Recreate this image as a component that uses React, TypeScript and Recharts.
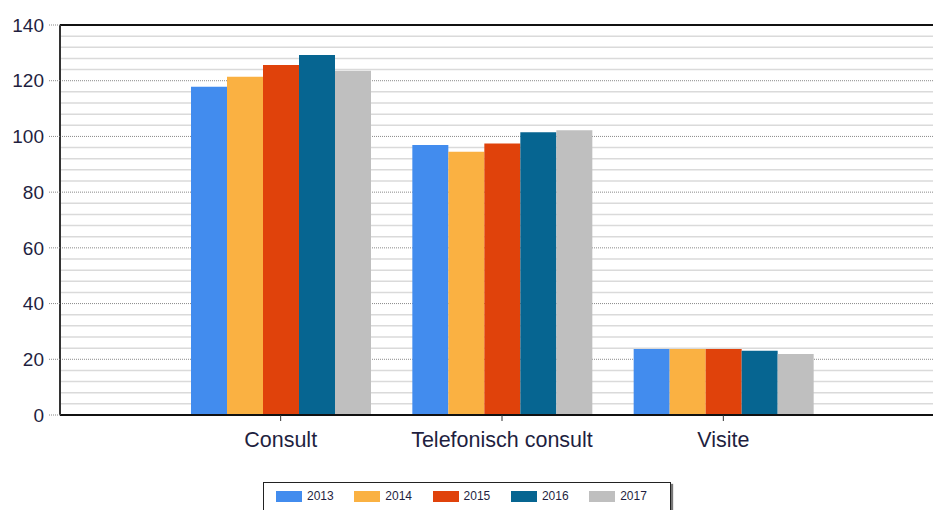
import { BarChart, Bar, XAxis, YAxis, CartesianGrid, ReferenceLine } from 'recharts';

const categories = ['Consult', 'Telefonisch consult', 'Visite'];
const years = ['2013', '2014', '2015', '2016', '2017'];
const colors = ['#428cee', '#fab142', '#e0420b', '#066591', '#bfbfbf'];

const values2013 = [117.8, 96.9, 23.7];
const values2014 = [121.4, 94.5, 23.7];
const values2015 = [125.6, 97.5, 23.7];
const values2016 = [129.2, 101.5, 23.1];
const values2017 = [123.6, 102.2, 21.9];

const seriesValues = [values2013, values2014, values2015, values2016, values2017];

const majorTicks = [0, 20, 40, 60, 80, 100, 120, 140];
const minorTicks = [
  4, 8, 12, 16, 24, 28, 32, 36, 44, 48, 52, 56, 64, 68, 72, 76, 84, 88, 92, 96, 104, 108, 112, 116,
  124, 128, 132, 136,
];

const data = categories.map((name, i) => {
  const row: Record<string, string | number> = { name };
  years.forEach((y, j) => {
    row[y] = seriesValues[j][i];
  });
  return row;
});

const textColor = '#1f1f3f';

function ChartLegend() {
  return (
    <div
      style={{
        position: 'absolute',
        left: 263,
        top: 482,
        width: 408,
        height: 40,
        border: '1px solid #222',
        boxShadow: '2px 2px 1px #777',
        background: '#fff',
        boxSizing: 'border-box',
        paddingLeft: 12,
        paddingTop: 8,
        display: 'flex',
      }}
    >
      {years.map((y, i) => (
        <div key={y} style={{ display: 'flex', alignItems: 'center', width: 78.3, height: 11 }}>
          <span style={{ width: 26, height: 11, background: colors[i], display: 'inline-block' }} />
          <span style={{ marginLeft: 5, fontSize: 12, color: textColor, lineHeight: '11px' }}>{y}</span>
        </div>
      ))}
    </div>
  );
}

export default function App() {
  return (
    <div
      style={{
        position: 'absolute',
        left: 0,
        top: 0,
        width: 933,
        height: 510,
        overflow: 'hidden',
        background: '#fff',
        fontFamily: '"Liberation Sans", Arial, sans-serif',
      }}
    >
      <BarChart
        width={950}
        height={530}
        data={data}
        margin={{ top: 25, right: 6, left: 0, bottom: 85 }}
        barCategoryGap={21}
        barGap={0}
      >
        <CartesianGrid
          vertical={false}
          horizontalValues={minorTicks}
          stroke="#dadada"
          strokeWidth={1.5}
        />
        <CartesianGrid vertical={false} stroke="#8a8a8a" strokeDasharray="1 1" />
        <XAxis
          dataKey="name"
          height={30}
          padding={{ left: 110, right: 110 }}
          axisLine={{ stroke: '#111', strokeWidth: 2 }}
          tickLine={{ stroke: '#333' }}
          tickSize={6}
          tickMargin={11}
          tick={{ fontSize: 21.5, fill: textColor }}
        />
        <YAxis
          width={60}
          domain={[0, 140]}
          ticks={majorTicks}
          interval={0}
          axisLine={{ stroke: '#333', strokeWidth: 2 }}
          tickLine={{ stroke: '#888', strokeDasharray: '1 1' }}
          tickSize={11}
          tickMargin={5}
          tick={{ fontSize: 19, fill: textColor }}
        />
        {years.map((y, i) => (
          <Bar key={y} dataKey={y} fill={colors[i]} isAnimationActive={false} />
        ))}
        <ReferenceLine y={140} stroke="#111" strokeWidth={2} />
      </BarChart>
      <ChartLegend />
    </div>
  );
}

_ _ _ _

→ What to produce:
Leave out the pictures and restate everything else word for word.

→ Output for this exercise:
Recreate this image as a component that uses React, TypeScript and Recharts.
import { BarChart, Bar, XAxis, YAxis, CartesianGrid, ReferenceLine } from 'recharts';

const categories = ['Consult', 'Telefonisch consult', 'Visite'];
const years = ['2013', '2014', '2015', '2016', '2017'];
const colors = ['#428cee', '#fab142', '#e0420b', '#066591', '#bfbfbf'];

const values2013 = [117.8, 96.9, 23.7];
const values2014 = [121.4, 94.5, 23.7];
const values2015 = [125.6, 97.5, 23.7];
const values2016 = [129.2, 101.5, 23.1];
const values2017 = [123.6, 102.2, 21.9];

const seriesValues = [values2013, values2014, values2015, values2016, values2017];

const majorTicks = [0, 20, 40, 60, 80, 100, 120, 140];
const minorTicks = [
  4, 8, 12, 16, 24, 28, 32, 36, 44, 48, 52, 56, 64, 68, 72, 76, 84, 88, 92, 96, 104, 108, 112, 116,
  124, 128, 132, 136,
];

const data = categories.map((name, i) => {
  const row: Record<string, string | number> = { name };
  years.forEach((y, j) => {
    row[y] = seriesValues[j][i];
  });
  return row;
});

const textColor = '#1f1f3f';

function ChartLegend() {
  return (
    <div
      style={{
        position: 'absolute',
        left: 263,
        top: 482,
        width: 408,
        height: 40,
        border: '1px solid #222',
        boxShadow: '2px 2px 1px #777',
        background: '#fff',
        boxSizing: 'border-box',
        paddingLeft: 12,
        paddingTop: 8,
        display: 'flex',
      }}
    >
      {years.map((y, i) => (
        <div key={y} style={{ display: 'flex', alignItems: 'center', width: 78.3, height: 11 }}>
          <span style={{ width: 26, height: 11, background: colors[i], display: 'inline-block' }} />
          <span style={{ marginLeft: 5, fontSize: 12, color: textColor, lineHeight: '11px' }}>{y}</span>
        </div>
      ))}
    </div>
  );
}

export default function App() {
  return (
    <div
      style={{
        position: 'absolute',
        left: 0,
        top: 0,
        width: 933,
        height: 510,
        overflow: 'hidden',
        background: '#fff',
        fontFamily: '"Liberation Sans", Arial, sans-serif',
      }}
    >
      <BarChart
        width={950}
        height={530}
        data={data}
        margin={{ top: 25, right: 6, left: 0, bottom: 85 }}
        barCategoryGap={21}
        barGap={0}
      >
        <CartesianGrid
          vertical={false}
          horizontalValues={minorTicks}
          stroke="#dadada"
          strokeWidth={1.5}
        />
        <CartesianGrid vertical={false} stroke="#8a8a8a" strokeDasharray="1 1" />
        <XAxis
          dataKey="name"
          height={30}
          padding={{ left: 110, right: 110 }}
          axisLine={{ stroke: '#111', strokeWidth: 2 }}
          tickLine={{ stroke: '#333' }}
          tickSize={6}
          tickMargin={11}
          tick={{ fontSize: 21.5, fill: textColor }}
        />
        <YAxis
          width={60}
          domain={[0, 140]}
          ticks={majorTicks}
          interval={0}
          axisLine={{ stroke: '#333', strokeWidth: 2 }}
          tickLine={{ stroke: '#888', strokeDasharray: '1 1' }}
          tickSize={11}
          tickMargin={5}
          tick={{ fontSize: 19, fill: textColor }}
        />
        {years.map((y, i) => (
          <Bar key={y} dataKey={y} fill={colors[i]} isAnimationActive={false} />
        ))}
        <ReferenceLine y={140} stroke="#111" strokeWidth={2} />
      </BarChart>
      <ChartLegend />
    </div>
  );
}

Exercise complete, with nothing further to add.